End-to-End QKD Using LEO Satellite Networks

TL;DR

The results show that the achievable key rates scale favourably with constellation size, with Type-II constellations reaching operational continuity and generating multi-gigabit secret keys per day, demonstrating a practical route toward secure global quantum communication.

Abstract

We propose a satellite-based Quantum Key Distribution (QKD) network that enables global-scale, end-to-end secure key exchange without relying on trusted intermediate nodes.

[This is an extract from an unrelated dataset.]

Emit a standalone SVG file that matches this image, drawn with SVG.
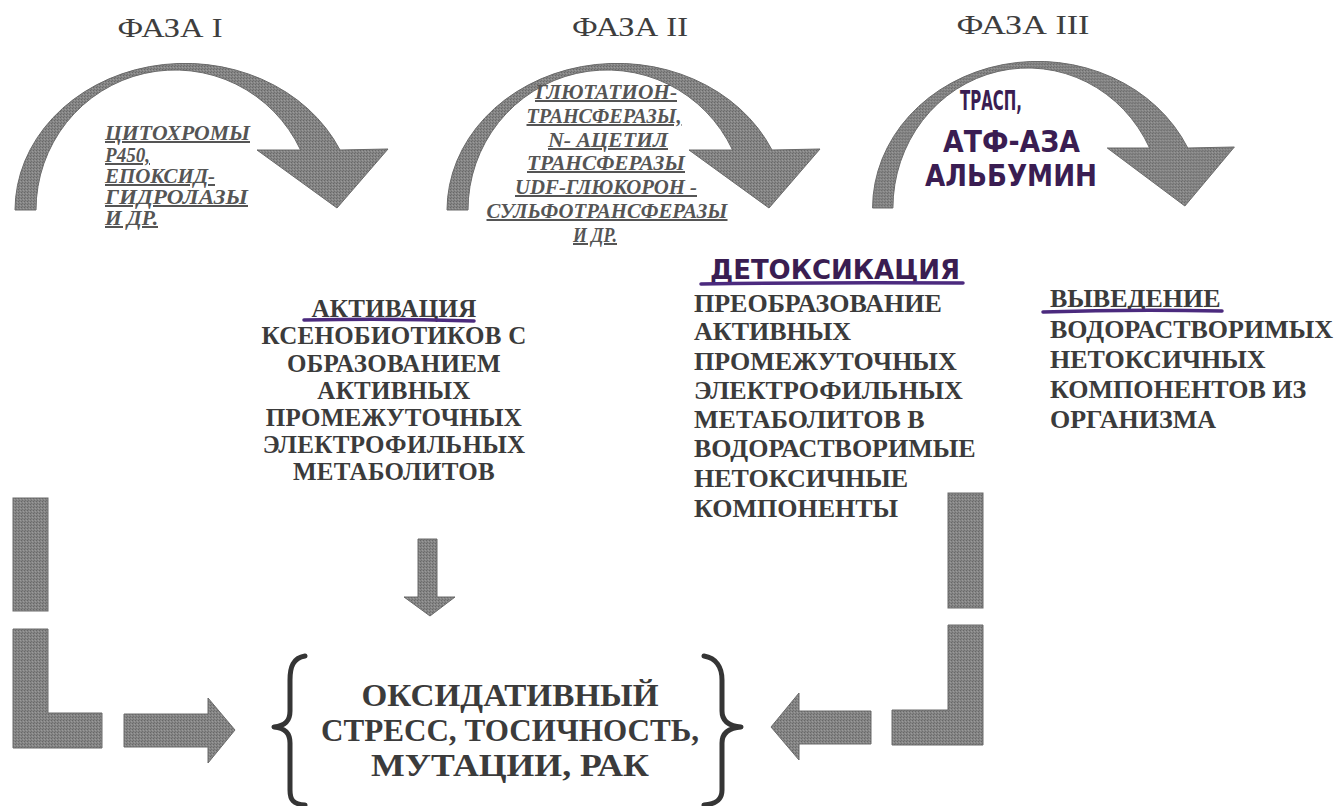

The network is formed by a ring constellation of satellites that maintain persistent inter-satellite connectivity and support two configurations: a polar Type-I constellation providing global coverage, and an equatorial Type-II constellation offering continuous, terrestrial-like operation. End-to-end secrecy is achieved through the use of Twin-field Quantum Key Distribution (TF-QKD) and a redundant XOR-based key-forwarding protocol, in which each forwarding step incorporates independently generated QKD keys from ground-satellite and inter-satellite links. As a result, the final secret key is never exposed to any intermediate satellite, eliminating the single-point vulnerabilities inherent in trusted-node networks. Scaling the network offers two benefits: improved security and higher key rates. Increasing the constellation size enhances security by forcing an adversary to compromise a larger number of nodes to break the protocol, while simultaneously improving link availability and key throughput. Using realistic uplink and Inter-Satellite Link (ISL) models, we compute finite-size secret-key lengths based on the Sending-or-not-sending (SNS)-TF-QKD protocol. Our results show that the achievable key rates scale favourably with constellation size, with Type-II constellations reaching operational continuity and generating multi-gigabit secret keys per day, demonstrating a practical route toward secure global quantum communication.

Figures (6)

• Figure 1: Illustration of the Type-1 constellation, consisting of equally spaced polar orbital planes with one satellite per plane. This geometry ensures continuous inter-satellite line-of-sight, thereby maintaining an unbroken ring network at all times. In this configuration, $GS_1$ and $GS_2$ are assumed to lie at the same latitude but on opposite sides of the Earth (a longitudinal separation of $180^\circ$).
• Figure 2: Illustration of the Type-2 constellation, consisting of an equatorial orbit with all satellites evenly placed in the orbit. This geometry ensures continuous inter-satellite and offers a high visibility ratio. In this configuration, $GS_1$ and $GS_2$ are assumed to lie at the same latitude but on opposite sides of the Earth (a longitudinal separation of $180^\circ$).
• Figure 3: Schematics of the satellite-based network. Two ground stations, $GS_1$ and $GS_2$, connect with the ring constellation of satellites. Secret keys $X^+$ and $X^-$ are established along the two directed ring segments, $\Gamma^+$ and $\Gamma^-$, respectively. Blue arrows indicate links between satellites and between satellites and ground stations, while the red arrow denotes the point-to-point links between ground stations and satellites.
• Figure 4: Uplink channel loss as a function of the satellite pass. For the ground-to-satellite uplink, a cutoff zenith angle of 70◦ is imposed. Under this constraint, a zenith pass ( $\theta = 0^\circ$) yields a maximum ground–satellite QKD session duration of 294 seconds.
• Figure 5: loss between $S_i$ and $S_{i+1}$ for the Type-I (polar) constellation. Increasing the number of satellites reduces the inter-satellite spacing, thereby lowering the optical loss. The shaded region indicates the range of uplink losses observed during a ground–satellite session. For comparison, the losses at the equator correspond to the Type-II (equatorial) constellation.